Go over the entries below line by line, copying each one that contains the word "matplotlib".

>> start Given data

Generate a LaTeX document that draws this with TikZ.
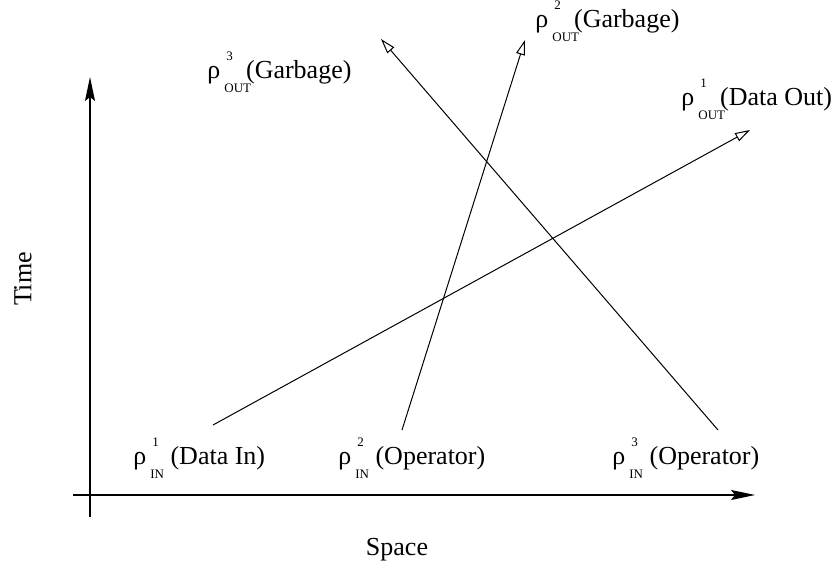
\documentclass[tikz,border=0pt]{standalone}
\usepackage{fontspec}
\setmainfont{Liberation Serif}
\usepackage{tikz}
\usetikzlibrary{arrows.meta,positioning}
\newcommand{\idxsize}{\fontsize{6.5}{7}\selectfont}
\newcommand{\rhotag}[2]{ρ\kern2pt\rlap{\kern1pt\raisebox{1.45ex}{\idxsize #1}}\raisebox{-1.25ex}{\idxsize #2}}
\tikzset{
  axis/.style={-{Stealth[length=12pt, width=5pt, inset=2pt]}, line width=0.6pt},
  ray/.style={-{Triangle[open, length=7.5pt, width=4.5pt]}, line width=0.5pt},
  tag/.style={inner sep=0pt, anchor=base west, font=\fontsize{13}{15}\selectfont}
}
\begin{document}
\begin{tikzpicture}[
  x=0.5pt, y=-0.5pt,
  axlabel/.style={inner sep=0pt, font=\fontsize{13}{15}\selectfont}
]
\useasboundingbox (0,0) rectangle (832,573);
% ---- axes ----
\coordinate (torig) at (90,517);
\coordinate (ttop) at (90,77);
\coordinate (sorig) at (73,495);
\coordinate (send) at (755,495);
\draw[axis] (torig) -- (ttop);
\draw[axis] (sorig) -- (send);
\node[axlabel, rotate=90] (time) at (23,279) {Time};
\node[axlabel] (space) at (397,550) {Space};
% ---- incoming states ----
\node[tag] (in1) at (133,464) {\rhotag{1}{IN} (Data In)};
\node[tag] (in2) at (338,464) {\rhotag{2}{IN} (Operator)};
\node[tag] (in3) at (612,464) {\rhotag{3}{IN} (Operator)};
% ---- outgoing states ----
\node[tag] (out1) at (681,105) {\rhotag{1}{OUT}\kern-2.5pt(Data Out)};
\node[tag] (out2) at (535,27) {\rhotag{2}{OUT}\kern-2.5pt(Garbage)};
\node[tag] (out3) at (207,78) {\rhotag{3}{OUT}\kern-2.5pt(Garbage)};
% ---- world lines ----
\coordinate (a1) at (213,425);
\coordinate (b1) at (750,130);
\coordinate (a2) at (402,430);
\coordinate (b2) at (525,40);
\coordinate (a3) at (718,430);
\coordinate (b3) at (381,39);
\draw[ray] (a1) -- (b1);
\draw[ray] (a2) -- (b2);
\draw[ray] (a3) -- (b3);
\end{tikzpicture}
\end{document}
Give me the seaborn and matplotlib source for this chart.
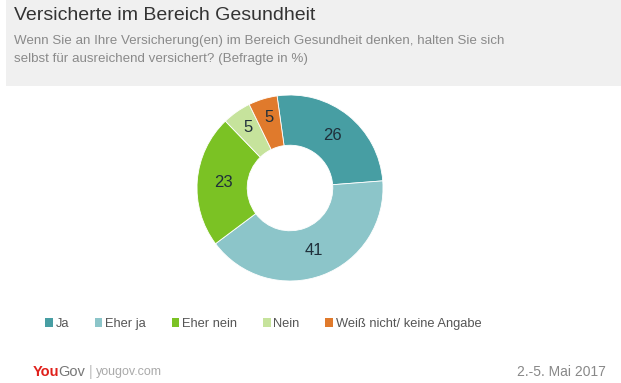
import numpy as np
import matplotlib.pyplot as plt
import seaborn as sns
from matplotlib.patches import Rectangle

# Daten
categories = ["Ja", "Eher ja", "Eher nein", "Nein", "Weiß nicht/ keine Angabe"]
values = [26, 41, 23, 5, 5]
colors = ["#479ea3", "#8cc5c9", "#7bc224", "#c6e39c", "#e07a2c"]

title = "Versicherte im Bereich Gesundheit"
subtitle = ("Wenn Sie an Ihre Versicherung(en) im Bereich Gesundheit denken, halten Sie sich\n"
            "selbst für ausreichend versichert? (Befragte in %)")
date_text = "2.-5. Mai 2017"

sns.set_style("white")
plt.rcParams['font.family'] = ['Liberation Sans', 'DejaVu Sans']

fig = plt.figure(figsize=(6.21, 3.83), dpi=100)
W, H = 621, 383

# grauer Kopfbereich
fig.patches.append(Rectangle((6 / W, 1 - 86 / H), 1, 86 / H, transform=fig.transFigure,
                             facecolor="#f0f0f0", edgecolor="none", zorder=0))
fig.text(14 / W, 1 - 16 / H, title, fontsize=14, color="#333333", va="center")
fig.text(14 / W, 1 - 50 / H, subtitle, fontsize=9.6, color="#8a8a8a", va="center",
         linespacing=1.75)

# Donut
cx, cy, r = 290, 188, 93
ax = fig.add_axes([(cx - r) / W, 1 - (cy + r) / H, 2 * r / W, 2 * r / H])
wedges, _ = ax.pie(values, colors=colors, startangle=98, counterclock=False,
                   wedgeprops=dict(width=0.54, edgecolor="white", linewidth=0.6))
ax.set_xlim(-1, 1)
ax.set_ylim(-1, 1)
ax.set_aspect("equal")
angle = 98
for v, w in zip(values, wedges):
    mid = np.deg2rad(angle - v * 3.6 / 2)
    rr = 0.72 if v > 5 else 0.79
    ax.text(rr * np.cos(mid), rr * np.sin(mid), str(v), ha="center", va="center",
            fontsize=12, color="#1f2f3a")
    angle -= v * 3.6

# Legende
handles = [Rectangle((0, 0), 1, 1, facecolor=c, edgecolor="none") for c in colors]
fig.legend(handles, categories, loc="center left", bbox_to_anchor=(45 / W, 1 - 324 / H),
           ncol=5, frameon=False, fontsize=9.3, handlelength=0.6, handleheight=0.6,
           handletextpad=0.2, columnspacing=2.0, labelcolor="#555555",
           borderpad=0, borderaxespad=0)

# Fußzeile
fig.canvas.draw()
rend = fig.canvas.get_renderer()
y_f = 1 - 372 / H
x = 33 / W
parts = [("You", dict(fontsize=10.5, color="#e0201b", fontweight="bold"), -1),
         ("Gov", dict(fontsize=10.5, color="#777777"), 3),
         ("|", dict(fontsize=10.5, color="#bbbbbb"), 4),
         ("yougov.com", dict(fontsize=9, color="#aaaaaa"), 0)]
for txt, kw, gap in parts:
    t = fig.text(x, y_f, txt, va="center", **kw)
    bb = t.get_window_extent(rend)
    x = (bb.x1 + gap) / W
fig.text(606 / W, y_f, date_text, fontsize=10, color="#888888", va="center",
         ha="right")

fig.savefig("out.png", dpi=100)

>> end Given data

Task answer |
Give me the seaborn and matplotlib source for this chart.
import matplotlib.pyplot as plt
from matplotlib.patches import Rectangle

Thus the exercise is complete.